Firmer energy complex adds to cost pressures
Crude oil and naphtha prices have firmed since the attacks, adding another layer of cost pressure for producers already grappling with weak margins. According to ChemOrbis Price Wizard, global oil benchmarks have been $4/bbl higher from last week, at the time of writing. Middle East escalations also sent natural gas prices markedly higher in Europe.
Spot ethylene and propylene prices posted modest gains as well, driven by firmer upstream values. While it remains to be seen whether these hikes will prove sustainable, some participants are not ruling out the possibility of firmer monomer settlements in July. However, the pass-through of higher feedstock costs to PE and PP prices may prove difficult in a demand-starved market.
A distributor commented, “Costs are up, and that will eventually pull monomer prices higher. But with buyers hesitant and summer lull approaching, it’s unclear if producers can pass on any hikes.”
Rising geopolitical tensions reignite Red Sea fears
European distributors voiced concerns over rising freight and insurance premiums following Israel-Iran attacks. Despite ongoing efforts to normalise trade through the Red Sea, renewed geopolitical tension threatens to derail this fragile progress.
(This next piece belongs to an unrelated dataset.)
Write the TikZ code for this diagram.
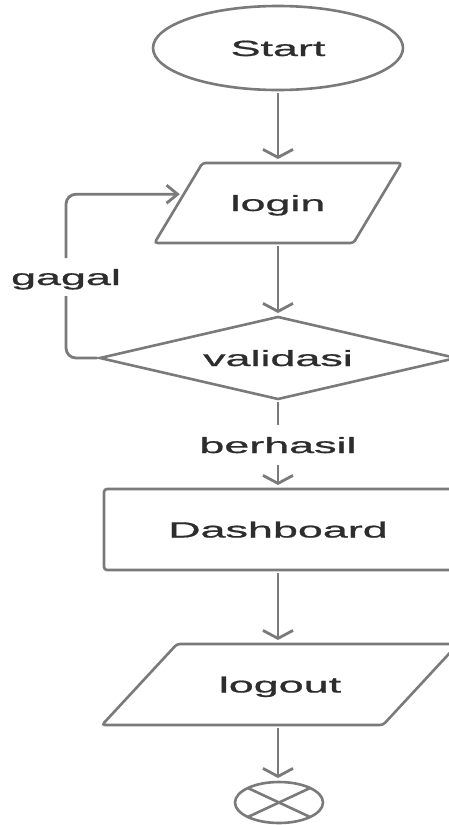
\documentclass[tikz,border=0pt]{standalone}
\usepackage{graphicx}
\usepackage{fontspec}
\usetikzlibrary{shapes.geometric,arrows.meta,calc}
\newfontfamily\lblfont[FakeBold=0.7]{Liberation Sans}
\definecolor{linegray}{RGB}{122,122,122}
\definecolor{txtgray}{RGB}{45,45,45}
\newcommand\lbl[1]{\scalebox{2.04}[1]{\lblfont\fontsize{22}{26}\selectfont #1}}
\tikzset{
  base/.style={inner sep=0pt, outer sep=0pt, text=txtgray, text height=16pt, text depth=0pt},
  outline/.style={draw=linegray, line width=2.6pt},
  line/.style={draw=linegray, line width=2.8pt},
  arr/.style={line, -{Straight Barb[length=8pt,width=30pt]}, shorten >=4pt, shorten <=3pt},
  harr/.style={line, -{Straight Barb[length=11pt,width=18pt]}, shorten >=4pt},
  startbox/.style={base, outline, ellipse, minimum width=250pt, minimum height=84pt},
  iobox/.style={base, rectangle, minimum height=80pt},
  decbox/.style={base, outline, diamond, aspect=4.3, minimum width=356pt, minimum height=82pt},
  procbox/.style={base, outline, rectangle, rounded corners=3pt, minimum width=348pt, minimum height=81pt},
  endbox/.style={outline, ellipse, inner sep=0pt, outer sep=0pt, minimum width=88pt, minimum height=41pt},
  lab/.style={base, fill=white}
}
\begin{document}
\begin{tikzpicture}[x=1pt,y=-1pt]
\useasboundingbox (0,0) rectangle (449,825);
\clip (0,0) rectangle (449,825);
\fill[white] (0,0) rectangle (449,825);

% nodes
\node[startbox] (start) at (278,48) {\lbl{Start}};
\node[iobox, minimum width=199pt] (login) at (278,203) {\lbl{login}};
\draw[outline, rounded corners=3pt]
  ([xshift=24pt]login.north west) -- ([xshift=24pt]login.north east) --
  ([xshift=-24pt]login.south east) -- ([xshift=-24pt]login.south west) -- cycle;
\coordinate (lgin) at ($([xshift=24pt]login.north west)!0.39!([xshift=-24pt]login.south west)$);
\node[decbox] (val) at (278,358) {\lbl{validasi}};
\node[procbox] (dash) at (278,529.5) {\lbl{Dashboard}};
\node[iobox, minimum width=281pt, minimum height=81pt] (logout) at (280,684.5) {\lbl{logout}};
\draw[outline, rounded corners=3pt]
  ([xshift=37.5pt]logout.north west) -- ([xshift=37.5pt]logout.north east) --
  ([xshift=-37.5pt]logout.south east) -- ([xshift=-37.5pt]logout.south west) -- cycle;
\node[endbox] (endc) at (279,802.5) {};
\draw[outline] (endc.north west) -- (endc.south east);
\draw[outline] (endc.north east) -- (endc.south west);

% labels
\node[lab, minimum height=40pt] (bh) at (278,445) {\lbl{berhasil}};
\node[lab, minimum height=38pt] (gg) at (66,277) {\lbl{gagal}};

% connectors
\draw[arr] (start.south) -- (login.north);
\draw[arr] (login.south) -- (val.north);
\draw[line, shorten <=3pt] (val.south) -- (bh.north);
\draw[arr, shorten <=0pt] (bh.south) -- (dash.north);
\draw[arr] (dash.south) -- (dash.south |- logout.north);
\draw[arr] (dash.south |- logout.south) -- (dash.south |- endc.north);
\draw[line, rounded corners=10pt, shorten <=3pt] (val.west) -| (gg.south);
\draw[harr, rounded corners=10pt] (gg.north) |- (lgin);
\end{tikzpicture}
\end{document}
A major regional producer has already warned its customers about potential supply constraints in the wake of the recent escalation. A buyer from Italy said, “Our supplier informed us that they cannot guarantee full availability due to the geopolitical risks. We are considering some pre-buying, but demand is not strong enough to justify building stocks ahead of summer.”
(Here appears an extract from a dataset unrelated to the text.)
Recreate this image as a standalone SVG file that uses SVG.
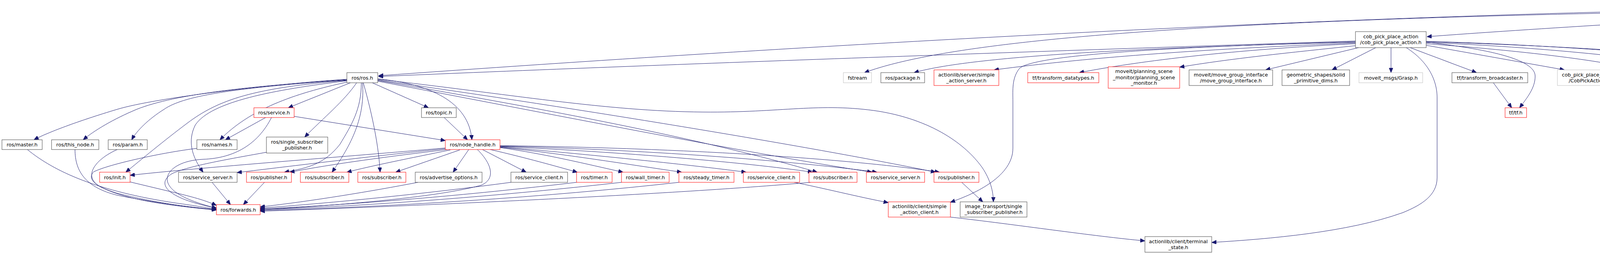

Some producers halt orders; open pricing surfaces for cautious pre-buyers
Some producers have reportedly stopped taking new orders amid mounting uncertainty and sold out positions. A trader selling import cargoes said that a US and a Middle Eastern producer no longer have material available for sale, citing stock limitations and possibly precautionary measures in response to escalating geopolitical risks. These talks are compounding concerns in the market, where players have begun reassessing their July strategies.
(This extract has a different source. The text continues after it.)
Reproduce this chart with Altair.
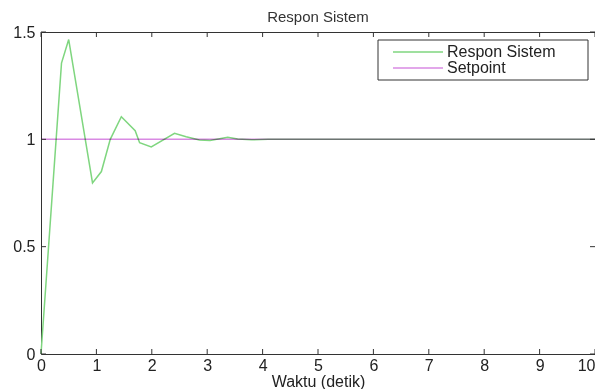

In parallel, some sellers have shifted to open pricing for interested buyers, reflecting the current volatility and reluctance to lock in lower prices ahead of potential cost-driven hikes amid volatile feedstock and freight markets. They are opting to wait and see whether they can implement increases in the near term. Still, many converters weigh the risk of building stocks against a backdrop of weak demand and geopolitical instability, wary of sluggish end-user demand and the potential for further price fluctuations before the summer lull.
Pre-buying considered only with caution as producers flag supply risks
June has been a month of slight price drops, with traders trying to stimulate demand amid comfortable stocks. The first half of the month fared better than May, but the overall activity has been cautious.
A distributor remarked, “We sold most of our June volumes early in the month, but the momentum faded later. Buyers adopted a wait-and-see approach, wary of additional drops. Plus, many will take summer breaks soon.”
Most players expect prices to bottom out in July, with possible recovery signs emerging only as of September–assuming geopolitical risks subside and macroeconomic indicators improve. If Israel-Iran conflict de-escalates, July is expected to bring largely stable prices, as weak fundamentals are likely to cap any potential hikes.
Still, if producers continue to flag supply concerns and limit allocations, some buyers may cautiously return to the market to secure volumes. As one market source put it, “We’re walking a tightrope. Costs are rising, supply risks are back, but demand simply isn’t there to justify strong pricing.”